Gegen diesen Bescheid richtet sich die vorliegende, auf Art. 131 Abs. 1 Z. 2 B-VG gestützte Beschwerde.

Der Verwaltungsgerichtshof hat in einem gemäß § 12 Abs. 3 VwGG gebildeten Senat erwogen:

Der beschwerdeführende Bundesminister bringt im Wesentlichen vor, die von der belangten Behörde vertretene Rechtsansicht sei bei einer Verfügung des Staatsanwaltes nach § 90 StPO mit der Rechtslage nicht im Einklang. Der Beschwerdeführer ist damit im Recht:

Auszugehen ist davon, dass die belangte Behörde offenbar Art. 4 des 7. ZPEMRK im Auge hatte, dessen Abs. 1 den Grundsatz "ne bis in idem" normiert (vgl. dazu Mayer, Das österreichische Bundes-Verfassungsrecht, Kurzkommentar, 2. Auflage, S. 609).

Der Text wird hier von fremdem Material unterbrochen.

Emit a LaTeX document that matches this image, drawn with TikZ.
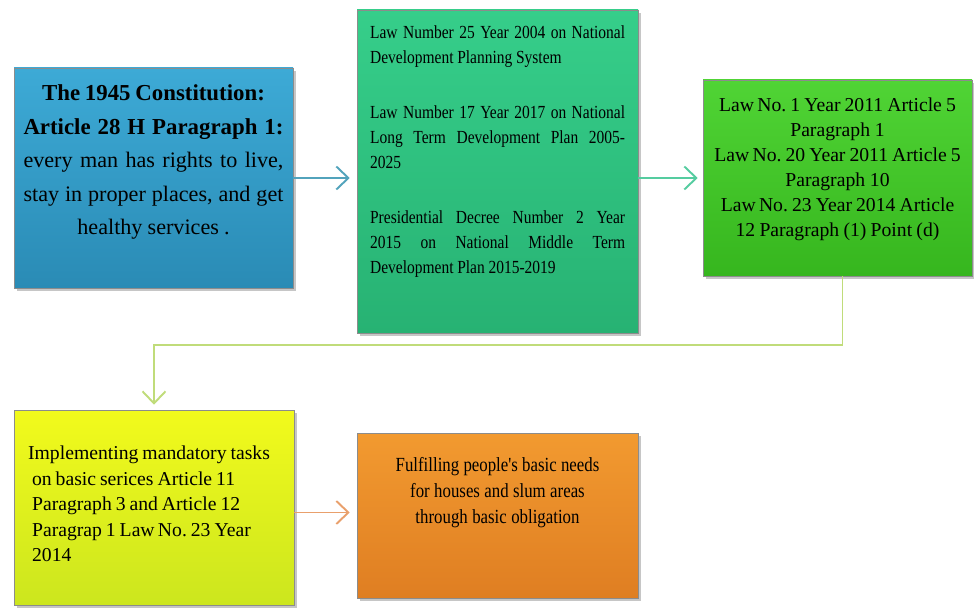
\documentclass[tikz,border=0pt]{standalone}
\usepackage{fontspec}
\setmainfont{Liberation Serif}
\newfontfamily\narrowfont[FakeStretch=0.84]{Liberation Serif}
\usetikzlibrary{arrows.meta,shadows}

\definecolor{blueTop}{HTML}{3DAAD6}
\definecolor{blueBot}{HTML}{2A8BB5}
\definecolor{tealTop}{HTML}{36CE8A}
\definecolor{tealBot}{HTML}{27B273}
\definecolor{greenTop}{HTML}{50D435}
\definecolor{greenBot}{HTML}{36B61E}
\definecolor{yellowTop}{HTML}{F2FA1C}
\definecolor{yellowBot}{HTML}{CCE61E}
\definecolor{orangeTop}{HTML}{F29A30}
\definecolor{orangeBot}{HTML}{DF7E22}
\definecolor{arrBlue}{HTML}{52A3BC}
\definecolor{arrTeal}{HTML}{55CCA0}
\definecolor{arrLime}{HTML}{C0DC7A}
\definecolor{arrOrange}{HTML}{E9A06C}

\begin{document}
\frenchspacing
\begin{tikzpicture}[
    box/.style={rectangle, inner sep=0pt, draw=black!45, line width=0.3pt,
        drop shadow={shadow xshift=0.05cm, shadow yshift=-0.06cm, opacity=0.45}},
    txt/.style={inner sep=0pt, execute at begin node={\spaceskip=0.2em plus 0.02em minus 0.05em\relax}},
    link/.style={line width=1.1pt, -{Straight Barb[length=0.24cm,width=0.46cm]}}]
    \useasboundingbox (0,0) rectangle (19.48,12.2);

    % boxes
    \node[box, top color=blueTop, bottom color=blueBot, minimum width=5.58cm, minimum height=4.4cm] (con) at (3.07,8.64) {};
    \node[box, top color=tealTop, bottom color=tealBot, minimum width=5.62cm, minimum height=6.46cm] (plan) at (9.95,8.77) {};
    \node[box, top color=greenTop, bottom color=greenBot, minimum width=5.38cm, minimum height=3.92cm] (law) at (16.75,8.64) {};
    \node[box, top color=yellowTop, bottom color=yellowBot, minimum width=5.6cm, minimum height=3.9cm] (task) at (3.08,2.05) {};
    \node[box, top color=orangeTop, bottom color=orangeBot, minimum width=5.62cm, minimum height=3.3cm] (need) at (9.95,1.89) {};

    % texts
    \node[txt, anchor=north, text width=5.2cm, align=center, font=\fontsize{13}{19}\selectfont] (contxt) at ([yshift=-0.34cm]con.north) {%
        {\bfseries The 1945 Constitution:}\\
        \makebox[5.2cm][s]{\bfseries Article 28 H Paragraph 1:}\\
        \fontsize{12.6}{19}\selectfont
        \makebox[5.2cm][s]{every man has rights to live,}\\
        \makebox[5.2cm][s]{stay in proper places, and get}\\
        healthy services .};
    \node[txt, anchor=north west, text width=5.1cm, align=left, font=\narrowfont\fontsize{10.5}{14.2}\selectfont] (plantxt) at ([xshift=0.26cm,yshift=-0.32cm]plan.north west) {%
        \makebox[5.1cm][s]{Law Number 25 Year 2004 on National}\\
        Development Planning System\\[17pt]
        \makebox[5.1cm][s]{Law Number 17 Year 2017 on National}\\
        \makebox[5.1cm][s]{Long Term Development Plan 2005-}\\
        2025\\[17pt]
        \makebox[5.1cm][s]{Presidential Decree Number 2 Year}\\
        \makebox[5.1cm][s]{2015 on National Middle Term}\\
        Development Plan 2015-2019};
    \node[txt, anchor=north, text width=5.2cm, align=center, font=\fontsize{11.2}{14.2}\selectfont] (lawtxt) at ([yshift=-0.36cm]law.north) {%
        Law\,No. 1 Year 2011 Article 5\\
        Paragraph 1\\
        Law\,No. 20 Year 2011 Article 5\\
        Paragraph 10\\
        Law\,No. 23 Year 2014 Article\\
        12 Paragraph (1) Point (d)};
    \node[txt, anchor=north west, text width=5.1cm, align=left, font=\fontsize{11.2}{14.5}\selectfont] (tasktxt) at ([xshift=0.28cm,yshift=-0.72cm]task.north west) {%
        Implementing mandatory tasks\\
        \hspace*{0.08cm}on basic serices Article 11\\
        \hspace*{0.08cm}Paragraph 3 and Article 12\\
        \hspace*{0.08cm}Paragrap 1 Law\,No. 23 Year\\
        \hspace*{0.08cm}2014};
    \node[txt, anchor=north, text width=5cm, align=center, font=\narrowfont\fontsize{11.4}{15}\selectfont] (needtxt) at ([yshift=-0.48cm]need.north) {%
        Fulfilling people's basic needs\\
        for houses and slum areas\\
        through basic obligation};

    % connectors
    \coordinate (turn) at (0,5.3);
    \coordinate (taskout) at ([yshift=-0.1cm]task.east);
    \draw[link, draw=arrBlue, shorten >=0.14cm] (con.east) -- (plan.west |- con.east);
    \draw[link, draw=arrTeal, shorten >=0.1cm] (plan.east |- law.west) -- (law.west);
    \draw[link, draw=arrLime, shorten >=0.1cm] ([xshift=0.1cm]law.south) -- ([xshift=0.1cm]law.south |- turn) -| (task.north);
    \draw[link, draw=arrOrange, shorten >=0.14cm] (taskout) -- (need.west |- taskout);
\end{tikzpicture}
\end{document}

Der Europäische Gerichtshof für Menschenrechte hat in seinem Urteil vom 29. Mai 2001 im Fall Franz Fischer gegen Österreich (deutsche Übersetzung publiziert in ÖJZ 2001, S. 657 ff) zum Ausdruck gebracht, Art. 4 des 7. ZPEMRK beschränke sich nicht auf das Recht, nicht zweimal bestraft zu werden, sondern beziehe sich auch auf das Recht, nicht zweimal vor Gericht gestellt zu werden.

Die Verletzung dieses Rechtes ist allerdings nach Ansicht des Verwaltungsgerichtshofes bei einer Verfügung des Staatsanwaltes nach § 90 StPO, die an ihn gelangte Anzeige zurückzulegen (wie es im vorliegenden Beschwerdefall zutrifft), auszuschließen, kommt es doch dazu dann, wenn der Staatsanwalt - von vornherein oder nach Durchführung von Vorerhebungen - erkennt, dass die Anzeige haltlos, die angezeigte Tat nicht strafbar oder nicht verfolgbar ist (vgl. Bertel - Venier, Grundriss des österreichischen Strafprozessrechts, 6. Auflage, Rz 558).

Der Hinweis der belangten Behörde auf das oben zitierte Erkenntnis des Verfassungsgerichtshofes vom 11. März 1998, G 262/97, G 328/97, ist schon vom Ansatzpunkt her verfehlt, weil sich dieses Erkenntnis mit einer Verfügung gemäß § 90 StPO nicht auseinander gesetzt hat.

Der angefochtene Bescheid war daher gemäß § 42 Abs. 2 Z. 1 VwGG wegen Rechtswidrigkeit seines Inhaltes aufzuheben.